Если Лермонтов встроил самодостаточную романтическую личность в характер, который «принадлежит историческому времени» [Савинков 2004, 212], то Гоголь пародирует романтическую самость в сцене нарциссического самосозерцания Чичиковым себя в зеркале. Однако открытая романтиками внутреняя сторона персонажа становится для подлинно художественной литературы уже неустранимой.

В рамках «натуральной школы» с ее пристальным вниманием к повседневной жизни обывателя формируется проблема личностной индивидуальности рядовых людей с «обыкновенными» характерами [Савинков, Фаустов 2010], например, в первом романе Гончарова «Обыкновенная история». До предела данная проблема заостряется в раннем рассказе Достоевского «Господин Прохарчин», где чиновники, отрицающие право одного из своих «собратьев» на самость, вопрошают его: «Что вы один, что ли, на свете? Для вас свет, что ли, сделан? […] Наполеон вы, что ли, какой? что вы? кто вы? Наполеон вы, а? Наполеон или нет?!»

При этом история Прохарчина свидетельствует, что у него действительно был свой собственный, уединенный, тайный мир, несовместимый с его очевидным для всех характером смиренного и обездоленного чиновника. «Уже в первый, «гоголевский период» своего творчества Достоевский изображает не «бедного чиновника», но самосознание бедного чиновника» [Бахтин 1972, 80], раскрывая для читателя не отдельные мысли и переживания, но внутреннюю сторону персонажа как некую целостность.

Русский классический роман Гончарова и Тургенева, Толстого и Достоевского  реализовал установку на то, «чтобы читатель воспринял художественный текст как эквивалент действительности» [Маркович 2008, 303]. Значимость «эпилога у Достоевского, общая с эпилогами романов Тургенева или Л. Толстого, – в том, чтобы верифицировать всё описанное, подчеркнуть его неотменяемость, необратимость, непридуманность и непроизвольность» [Манн 2008, 401]. При этом закономерно возрастает значимость внутренней, личностной стороны для полноты и убедительности литературной презентации героя. «Изображенный мир предстает «самоявленным» благодаря полноте самосознания персонажа» [Тамарченко 1997, 198].

В рассказывании о жизни своих персонажей реализм достигает глубокого органического единства внешнего и внутреннего – характера и самости.
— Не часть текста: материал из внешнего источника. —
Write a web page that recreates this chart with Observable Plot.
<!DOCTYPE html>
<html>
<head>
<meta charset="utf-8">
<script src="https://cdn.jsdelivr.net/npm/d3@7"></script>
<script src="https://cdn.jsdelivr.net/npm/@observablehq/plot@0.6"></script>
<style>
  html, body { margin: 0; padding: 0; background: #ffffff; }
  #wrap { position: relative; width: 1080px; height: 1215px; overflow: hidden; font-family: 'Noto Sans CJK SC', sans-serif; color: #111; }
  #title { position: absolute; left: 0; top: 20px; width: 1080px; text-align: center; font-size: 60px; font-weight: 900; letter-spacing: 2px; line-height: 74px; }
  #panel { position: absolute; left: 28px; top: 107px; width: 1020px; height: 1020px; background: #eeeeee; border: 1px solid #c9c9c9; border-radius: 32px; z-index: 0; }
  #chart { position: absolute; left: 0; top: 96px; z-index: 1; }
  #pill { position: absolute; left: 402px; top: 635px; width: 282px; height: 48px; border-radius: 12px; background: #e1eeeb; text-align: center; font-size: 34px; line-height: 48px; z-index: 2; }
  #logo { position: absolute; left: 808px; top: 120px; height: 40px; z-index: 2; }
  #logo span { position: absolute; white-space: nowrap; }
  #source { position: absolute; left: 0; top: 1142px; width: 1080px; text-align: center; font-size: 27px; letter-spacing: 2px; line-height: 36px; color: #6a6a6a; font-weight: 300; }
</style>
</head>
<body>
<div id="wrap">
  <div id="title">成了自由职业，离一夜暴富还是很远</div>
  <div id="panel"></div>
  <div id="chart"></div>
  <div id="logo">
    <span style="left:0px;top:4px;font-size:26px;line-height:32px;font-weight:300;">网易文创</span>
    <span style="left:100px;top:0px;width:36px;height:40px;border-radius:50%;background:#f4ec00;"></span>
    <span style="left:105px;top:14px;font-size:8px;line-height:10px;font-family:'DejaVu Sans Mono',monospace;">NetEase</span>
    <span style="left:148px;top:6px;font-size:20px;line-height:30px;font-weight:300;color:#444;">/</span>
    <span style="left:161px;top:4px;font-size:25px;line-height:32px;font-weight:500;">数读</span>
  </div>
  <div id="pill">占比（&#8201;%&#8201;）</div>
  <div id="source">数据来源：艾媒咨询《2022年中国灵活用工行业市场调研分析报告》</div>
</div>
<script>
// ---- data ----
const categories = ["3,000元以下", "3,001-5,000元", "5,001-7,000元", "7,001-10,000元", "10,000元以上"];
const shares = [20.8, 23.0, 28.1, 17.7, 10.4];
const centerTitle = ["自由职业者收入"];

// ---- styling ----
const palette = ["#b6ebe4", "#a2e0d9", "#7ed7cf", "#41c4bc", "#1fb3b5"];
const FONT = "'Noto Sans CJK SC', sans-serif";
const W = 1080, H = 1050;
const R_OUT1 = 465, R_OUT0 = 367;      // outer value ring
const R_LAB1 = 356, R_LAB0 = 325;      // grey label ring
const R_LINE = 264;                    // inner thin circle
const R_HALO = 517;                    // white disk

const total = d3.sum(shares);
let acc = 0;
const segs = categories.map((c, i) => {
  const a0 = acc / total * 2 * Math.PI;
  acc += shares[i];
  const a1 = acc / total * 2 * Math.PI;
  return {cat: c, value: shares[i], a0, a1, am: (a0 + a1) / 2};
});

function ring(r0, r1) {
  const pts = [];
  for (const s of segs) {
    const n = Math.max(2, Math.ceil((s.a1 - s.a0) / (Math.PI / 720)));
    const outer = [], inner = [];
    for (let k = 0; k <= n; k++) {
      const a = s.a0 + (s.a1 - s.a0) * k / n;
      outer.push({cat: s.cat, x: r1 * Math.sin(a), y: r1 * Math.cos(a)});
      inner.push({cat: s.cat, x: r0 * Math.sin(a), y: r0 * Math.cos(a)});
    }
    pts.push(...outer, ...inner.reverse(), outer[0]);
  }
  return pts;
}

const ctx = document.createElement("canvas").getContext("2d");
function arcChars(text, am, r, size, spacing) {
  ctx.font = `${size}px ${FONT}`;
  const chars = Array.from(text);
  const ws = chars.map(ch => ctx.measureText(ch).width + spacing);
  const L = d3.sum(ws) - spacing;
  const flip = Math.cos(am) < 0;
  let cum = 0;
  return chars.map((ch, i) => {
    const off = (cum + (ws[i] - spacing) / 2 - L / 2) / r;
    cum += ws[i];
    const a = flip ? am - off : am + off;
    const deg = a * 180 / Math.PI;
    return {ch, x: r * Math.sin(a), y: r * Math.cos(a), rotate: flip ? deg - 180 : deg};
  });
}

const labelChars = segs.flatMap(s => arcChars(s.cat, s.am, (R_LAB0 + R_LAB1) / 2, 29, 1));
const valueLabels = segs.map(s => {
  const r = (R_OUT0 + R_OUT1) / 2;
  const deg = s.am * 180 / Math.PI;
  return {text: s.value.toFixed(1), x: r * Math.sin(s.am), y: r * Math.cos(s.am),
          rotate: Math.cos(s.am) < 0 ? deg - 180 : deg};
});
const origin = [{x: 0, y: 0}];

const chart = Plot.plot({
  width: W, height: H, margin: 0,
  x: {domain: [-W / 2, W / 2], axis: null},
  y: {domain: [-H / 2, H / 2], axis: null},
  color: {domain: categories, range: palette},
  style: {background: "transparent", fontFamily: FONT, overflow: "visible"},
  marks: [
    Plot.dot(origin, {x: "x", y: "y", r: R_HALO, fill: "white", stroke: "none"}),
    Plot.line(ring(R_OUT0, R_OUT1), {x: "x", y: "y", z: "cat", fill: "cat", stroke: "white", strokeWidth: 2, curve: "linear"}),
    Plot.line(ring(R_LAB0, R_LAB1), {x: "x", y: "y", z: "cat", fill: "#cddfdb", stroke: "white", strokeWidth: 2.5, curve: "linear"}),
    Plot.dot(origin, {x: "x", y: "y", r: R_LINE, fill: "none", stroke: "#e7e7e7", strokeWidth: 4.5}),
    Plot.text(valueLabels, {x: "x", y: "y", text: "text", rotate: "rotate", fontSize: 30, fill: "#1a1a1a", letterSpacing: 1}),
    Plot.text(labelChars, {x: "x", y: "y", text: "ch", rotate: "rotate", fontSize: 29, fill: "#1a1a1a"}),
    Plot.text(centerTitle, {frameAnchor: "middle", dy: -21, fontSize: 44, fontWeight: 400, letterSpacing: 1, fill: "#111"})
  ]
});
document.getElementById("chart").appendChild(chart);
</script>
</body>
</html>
Это две стороны нарративной идентичности героя как единого целого. Так, например, лень Обломова составляет доминирующую негативную черту его характера («обломовщину»), неотделимую, однако, от его внутренней естественности, природности, «солнечности» [Тюпа 2010]. В такого рода двуединстве героев кроется специфическая прелесть классического реализма.

Реалистические романы классиков являют нам типические характеры, оживляемые изнутри индивидуально-личностным своеобразием каждого героя. Они наполнены не «положительными» и «отрицательными» персонажами, а «живыми людьми», которые входят в кругозор читателя наравне с его реальными современниками. Глубина раскрытия этих вымышленных фигур делает их для читателя как бы даже «более реальными», чем действительные люди, внутренняя сторона жизни которых скрыта от постороннего наблюдателя.

На этом фоне экзистенциального единства каждого отдельного существования в качестве нормы жизни, начиная с 1860-х гг., ярко выделяются сюжетообразующие кризисы идентичности, психологический феномен которых примерно век спустя был изучен и описан Эриком Эриксоном [Erikson 1959]. Знаменательна в этом отношении фигура Базарова в романе «Отцы и дети». Яркость данной фигуры не только в открытии нового социального типа, манифестированного характером Базарова, но и в концептуально значимой «неопределенности» героя, вступившего в «полосу кризиса» и несущего в себе «тревожащую тайну» [Манн 2008, 59, 53]. Тайна эта состоит в драматическом несоответствии личности героя своему характеру. В отношениях с окружающими он по большей части остается последовательным «нигилистом» – не только мировоззренчески, но и поведенчески: пренебрегая социальными условностями, высказываясь откровенно, прямолинейно и резко. Однако в общении с Одинцовой в душе Базарова нарастает кризисная напряженность между полюсами «я-для-себя» и «я-для-других». Настигнутый кризисом самоидентичности он перестает узнавать себя в себе; личностное «я» Базарова охвачено мучительным чувством, «от которого он тотчас отказался бы с презрительным хохотом и циническою бранью, если бы кто-нибудь хотя отдаленно намекнул ему на возможность того, что в нем происходило».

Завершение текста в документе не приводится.